▼▼▼
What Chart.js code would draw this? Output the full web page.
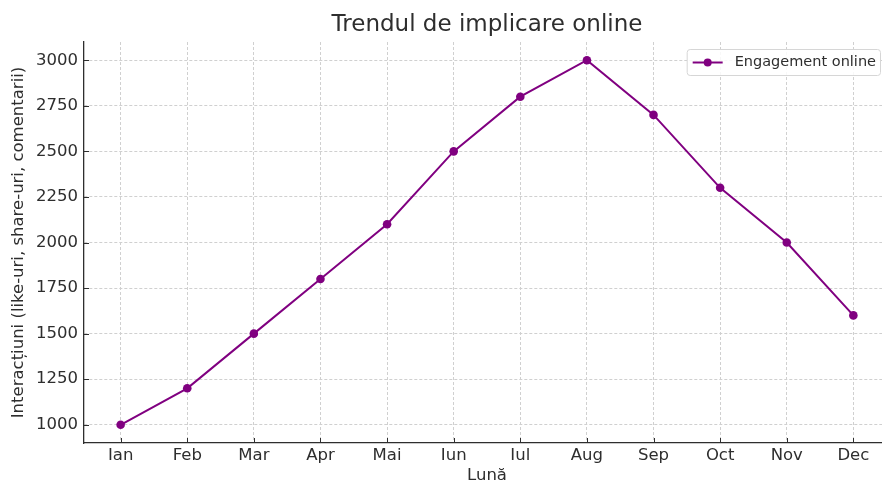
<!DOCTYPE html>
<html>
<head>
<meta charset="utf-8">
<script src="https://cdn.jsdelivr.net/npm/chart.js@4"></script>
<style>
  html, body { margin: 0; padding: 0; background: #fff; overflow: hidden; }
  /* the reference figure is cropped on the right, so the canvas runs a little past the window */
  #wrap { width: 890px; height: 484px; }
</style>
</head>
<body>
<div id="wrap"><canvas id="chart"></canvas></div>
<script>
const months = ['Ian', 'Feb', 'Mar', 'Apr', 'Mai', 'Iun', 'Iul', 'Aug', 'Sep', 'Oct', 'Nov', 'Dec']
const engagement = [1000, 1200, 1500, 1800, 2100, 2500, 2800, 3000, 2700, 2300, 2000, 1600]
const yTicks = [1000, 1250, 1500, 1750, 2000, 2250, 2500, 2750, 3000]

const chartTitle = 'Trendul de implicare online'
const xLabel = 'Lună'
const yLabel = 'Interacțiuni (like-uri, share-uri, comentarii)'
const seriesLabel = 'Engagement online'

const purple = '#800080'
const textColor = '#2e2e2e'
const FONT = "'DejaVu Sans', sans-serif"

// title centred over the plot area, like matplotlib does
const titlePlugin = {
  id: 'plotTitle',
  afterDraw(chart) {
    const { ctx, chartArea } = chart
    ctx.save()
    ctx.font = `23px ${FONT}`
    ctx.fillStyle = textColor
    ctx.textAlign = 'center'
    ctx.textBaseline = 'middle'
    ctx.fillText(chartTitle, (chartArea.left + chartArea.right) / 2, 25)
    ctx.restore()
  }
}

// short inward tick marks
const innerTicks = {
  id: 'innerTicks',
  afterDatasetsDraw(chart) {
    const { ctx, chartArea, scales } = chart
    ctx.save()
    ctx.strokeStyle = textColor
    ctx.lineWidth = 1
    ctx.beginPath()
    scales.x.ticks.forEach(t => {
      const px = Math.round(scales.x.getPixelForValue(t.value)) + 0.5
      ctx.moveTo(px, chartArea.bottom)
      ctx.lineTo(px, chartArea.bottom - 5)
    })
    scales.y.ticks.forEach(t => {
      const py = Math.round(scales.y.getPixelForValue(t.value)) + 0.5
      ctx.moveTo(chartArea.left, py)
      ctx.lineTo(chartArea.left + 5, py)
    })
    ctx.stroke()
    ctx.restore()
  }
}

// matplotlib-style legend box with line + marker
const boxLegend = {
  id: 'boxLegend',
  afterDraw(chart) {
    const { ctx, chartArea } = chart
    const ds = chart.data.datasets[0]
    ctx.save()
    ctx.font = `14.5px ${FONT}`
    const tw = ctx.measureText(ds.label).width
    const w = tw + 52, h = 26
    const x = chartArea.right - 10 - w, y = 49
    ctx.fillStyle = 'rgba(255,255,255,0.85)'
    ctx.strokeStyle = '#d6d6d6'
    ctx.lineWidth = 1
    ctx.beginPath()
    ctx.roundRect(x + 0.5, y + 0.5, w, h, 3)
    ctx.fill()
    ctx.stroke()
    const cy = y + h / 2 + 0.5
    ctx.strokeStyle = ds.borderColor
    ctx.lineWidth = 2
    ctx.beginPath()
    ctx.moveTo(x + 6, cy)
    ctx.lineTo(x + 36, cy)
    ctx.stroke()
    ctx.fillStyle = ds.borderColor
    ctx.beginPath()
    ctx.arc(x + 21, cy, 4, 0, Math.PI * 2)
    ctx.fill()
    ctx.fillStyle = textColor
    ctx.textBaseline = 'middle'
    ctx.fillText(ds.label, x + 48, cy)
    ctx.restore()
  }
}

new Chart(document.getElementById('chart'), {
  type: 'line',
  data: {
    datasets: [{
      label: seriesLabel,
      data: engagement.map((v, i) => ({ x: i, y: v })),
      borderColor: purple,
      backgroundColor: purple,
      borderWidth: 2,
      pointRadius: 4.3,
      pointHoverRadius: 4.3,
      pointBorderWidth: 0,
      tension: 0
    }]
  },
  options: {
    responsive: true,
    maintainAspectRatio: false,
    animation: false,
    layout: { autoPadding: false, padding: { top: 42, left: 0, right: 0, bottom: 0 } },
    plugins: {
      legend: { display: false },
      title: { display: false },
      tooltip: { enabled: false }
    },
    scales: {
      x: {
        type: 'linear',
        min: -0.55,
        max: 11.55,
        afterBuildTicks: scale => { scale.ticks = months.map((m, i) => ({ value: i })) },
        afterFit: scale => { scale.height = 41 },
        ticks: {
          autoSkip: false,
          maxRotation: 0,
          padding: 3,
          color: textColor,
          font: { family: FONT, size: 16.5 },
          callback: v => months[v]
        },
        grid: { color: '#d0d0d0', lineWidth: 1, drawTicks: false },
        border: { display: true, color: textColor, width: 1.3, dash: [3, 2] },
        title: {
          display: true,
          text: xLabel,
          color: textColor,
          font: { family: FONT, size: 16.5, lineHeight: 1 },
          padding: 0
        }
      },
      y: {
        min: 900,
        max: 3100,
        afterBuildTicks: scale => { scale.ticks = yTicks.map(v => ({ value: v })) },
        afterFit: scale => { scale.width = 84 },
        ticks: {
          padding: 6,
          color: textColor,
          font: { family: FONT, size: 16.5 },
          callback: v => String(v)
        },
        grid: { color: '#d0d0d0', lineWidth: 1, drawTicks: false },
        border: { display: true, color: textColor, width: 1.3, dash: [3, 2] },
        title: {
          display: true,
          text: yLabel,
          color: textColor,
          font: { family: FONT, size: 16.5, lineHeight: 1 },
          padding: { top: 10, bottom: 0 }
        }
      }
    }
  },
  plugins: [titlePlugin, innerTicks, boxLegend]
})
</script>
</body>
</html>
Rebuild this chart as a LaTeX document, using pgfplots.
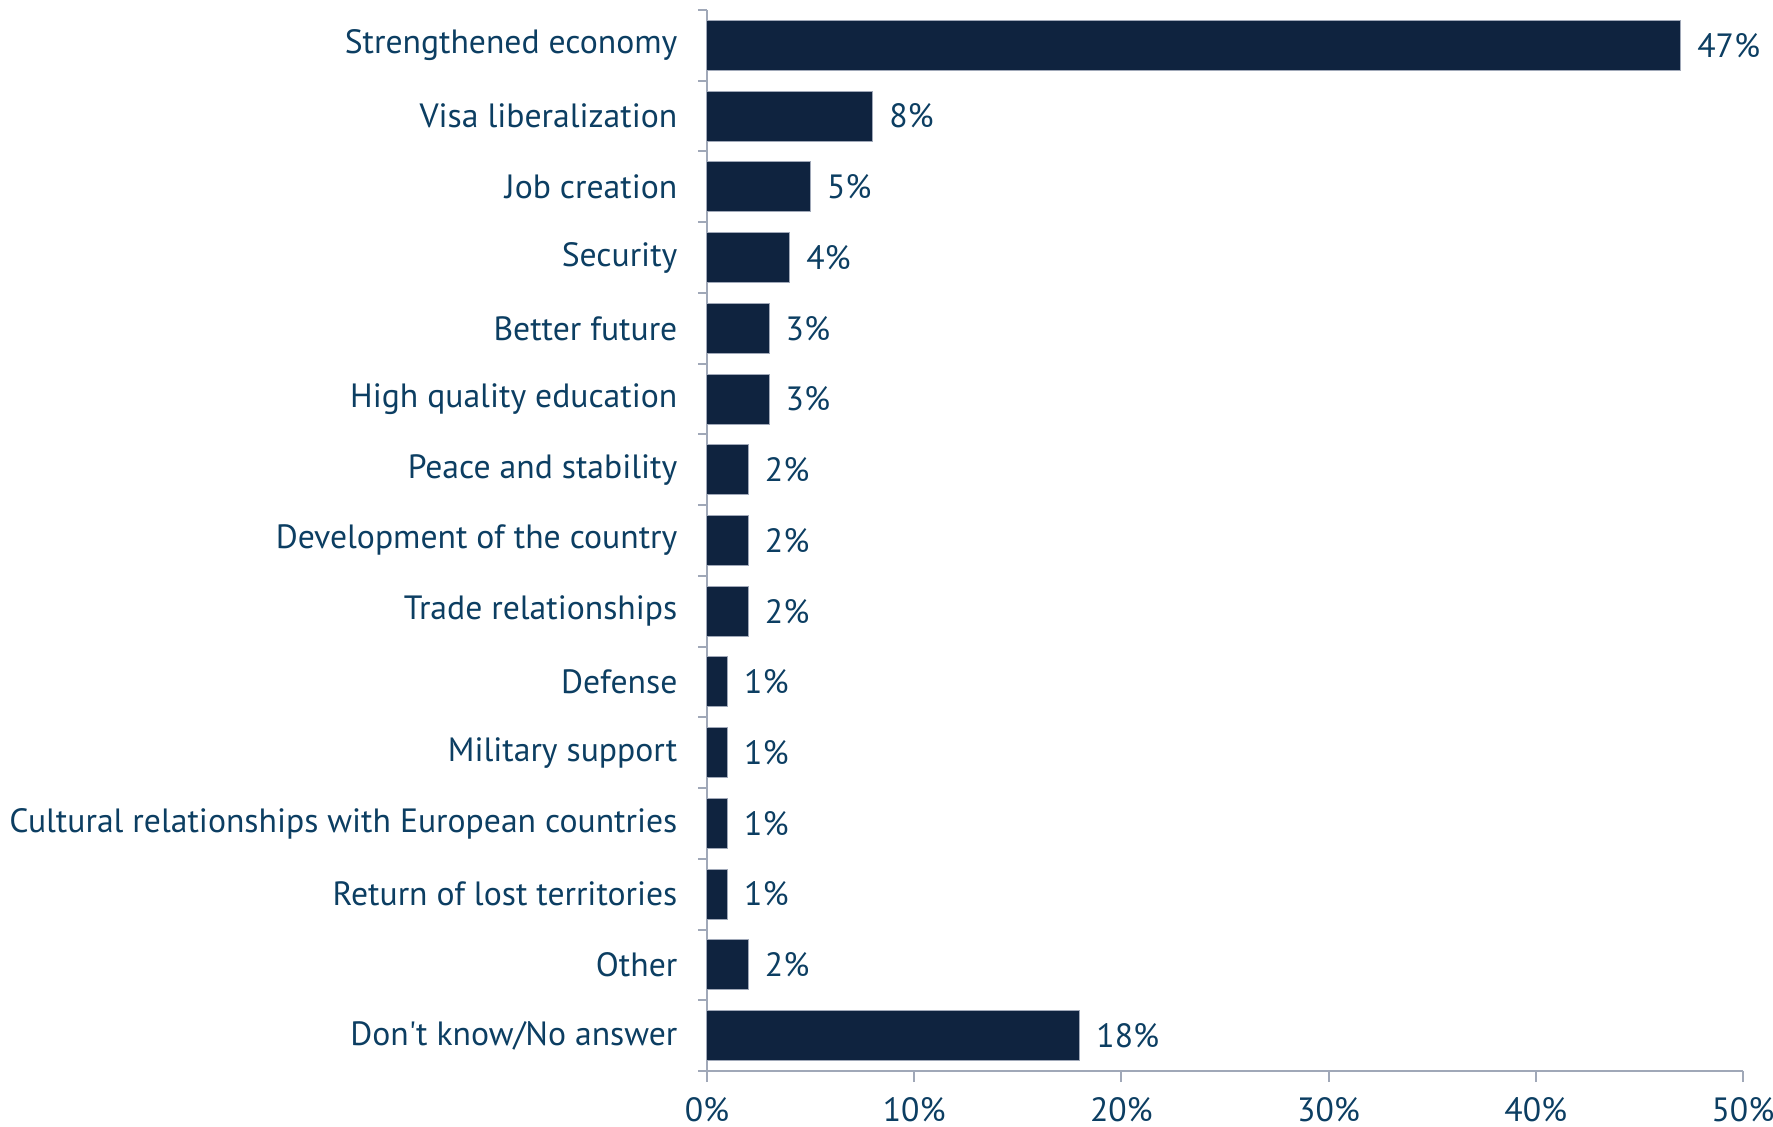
▲▲▲
Leave out the pictures and repeat the lines from the start of the material through the line with "2500, 2750, 3000]", inclusive.

THE SOLUTION —
What Chart.js code would draw this? Output the full web page.
<!DOCTYPE html>
<html>
<head>
<meta charset="utf-8">
<script src="https://cdn.jsdelivr.net/npm/chart.js@4"></script>
<style>
  html, body { margin: 0; padding: 0; background: #fff; overflow: hidden; }
  /* the reference figure is cropped on the right, so the canvas runs a little past the window */
  #wrap { width: 890px; height: 484px; }
</style>
</head>
<body>
<div id="wrap"><canvas id="chart"></canvas></div>
<script>
const months = ['Ian', 'Feb', 'Mar', 'Apr', 'Mai', 'Iun', 'Iul', 'Aug', 'Sep', 'Oct', 'Nov', 'Dec']
const engagement = [1000, 1200, 1500, 1800, 2100, 2500, 2800, 3000, 2700, 2300, 2000, 1600]
const yTicks = [1000, 1250, 1500, 1750, 2000, 2250, 2500, 2750, 3000]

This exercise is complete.